Wednesday, February 11, 2009

What it is to be a Mom

As we hit $2020 in funds raised so far, I have to sit back and take a deep breath....all this in just a few short weeks! It is amazing to me that one simple thought turned into an idea that lead me to this place in time. I'm going to run a marathon! When really only a few years ago it was all I could do to just get through the day.

As I journal through this training and writing my random thoughts I will be reflecting back on the trials and tribulations of the past 10 years, through my struggles and my grief. What I struggle with as a mother and that special bond with a child.

I guess the 10 year anniversary of Johnathon's passing has really in some way ignited all this, but I think it was well over due. The process of my own healing has been long over due. I'm not sure what it took really, all I know that it was time. I talk about John and his cancer and his life as if it was only a few years ago, then one day I realized...it has been 10 years!! 10 years and I am still holding on so tightly to him.

I know it is not about "letting go" or "moving on" but I somehow feel as if I have been stuck and I'm unable to be the sort of mother to my children now that I was to Johnathon then. I'm not sure if that makes sense or not, but it is something that has been weighing heavily on my mind.

Do I not give as much to my children alive and here with me as I have and continue to give to Johnathon who is no longer with us? It is a question that is hard to ask a mother, let alone try to answer. I'd like to say that it makes me a better mother, but does it really? I no longer have the patience I once did, the stamina for sure. Do I in some sort of way distance myself from my children now for fear of losing one of them? Although we know that I almost did lose Oscar and did lose a child this last summer. So what changes the way I mother now then the way I mothered then? Is it the fact that I know what that deep sense of loss feels like that empty pit of despair and grief. I shutter to the thought of ever having to feel that again.

I find as I work through this journey of healing that I am starting to discover more about myself and why I may have acted in response to my sons death. As I am reaching 40 I like to think that I have a better understanding of who I am, why I have done the things that I have and why I am where I am today. I really have no answer to that.
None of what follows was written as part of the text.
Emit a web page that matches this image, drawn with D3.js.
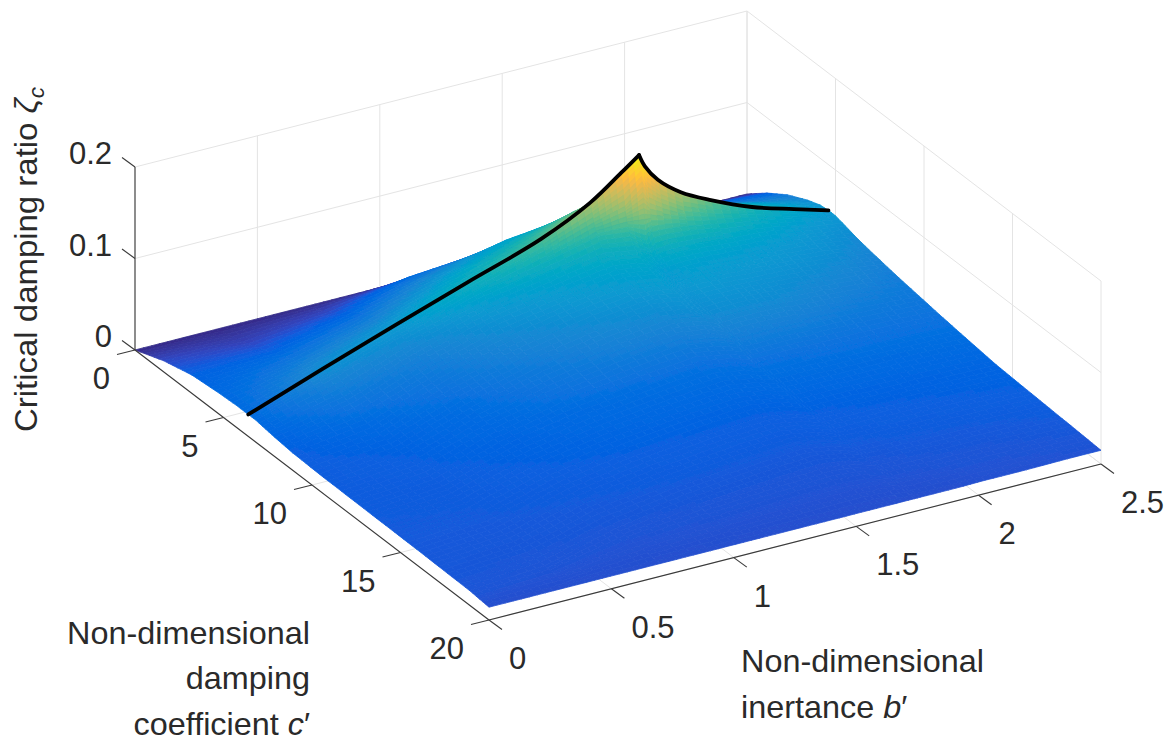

When Johnathon died I was 25 years old...for me I know and I would say I was just a kid...what did I possibly know about raising a child or being a parent at that age, and surely I had no tools to deal with the heavy burden as that of the loss of a child and not just loss but to watch a baby suffer and struggle as I stood by helplessly. I myself was not even prepared to deal with the issues that faced me. All I knew was that I needed to be there at the side of my baby and do what all us mothers do...love, care and try to comfort, to never leave his side.

When I look back at those days when times were really getting hard and my own mother would stand behind me somewhere in the back of the room watching me, watching me.. her own child, watching me as I cared and comforted my own baby, watching me hurt and suffer on the inside and knowing she could do nothing. I think of those moments and then I think of my own daughter, and how much it would kill me to see her hurt, see her cry, see her heart break.

Then I realize, that is what being a mother is. It is standing quietly, strongly and silently in the back of the room and watching your baby whether she be 25 or 40 or 8 years old and to feel your heart break because you could do nothing to sooth her heart from breaking. But to just be there when she was needed. How hard that must have been for my own mother.

To this day, I know my mom stands quietly at my side, only waiting for me to ask and she would do anything. And as an adult I find the comfort of just lying on my moms bed with my head in her lap and just cry, cry uncontrollably as if I was 8 years old again. Because in our moms arms we always feel the safest, that her hand stroking our hair was we sob somehow just makes it all seem like it's going to be okay! For those moments I thank my mom!!

2 comments:

Kristine said...

I would venture to say you are a better mother today than you were before. You know loss better than anyone, therefore you love your kids harder, and with more passion than anyone. You are tough when you need to be, because you want them to be strong and able to handle all that life throws at them. Just like you have done. They are very lucky kids to have you as their Mommy.

RunMomRun said...

I'm sure they would not always agree with you on that one! Much love to you girl!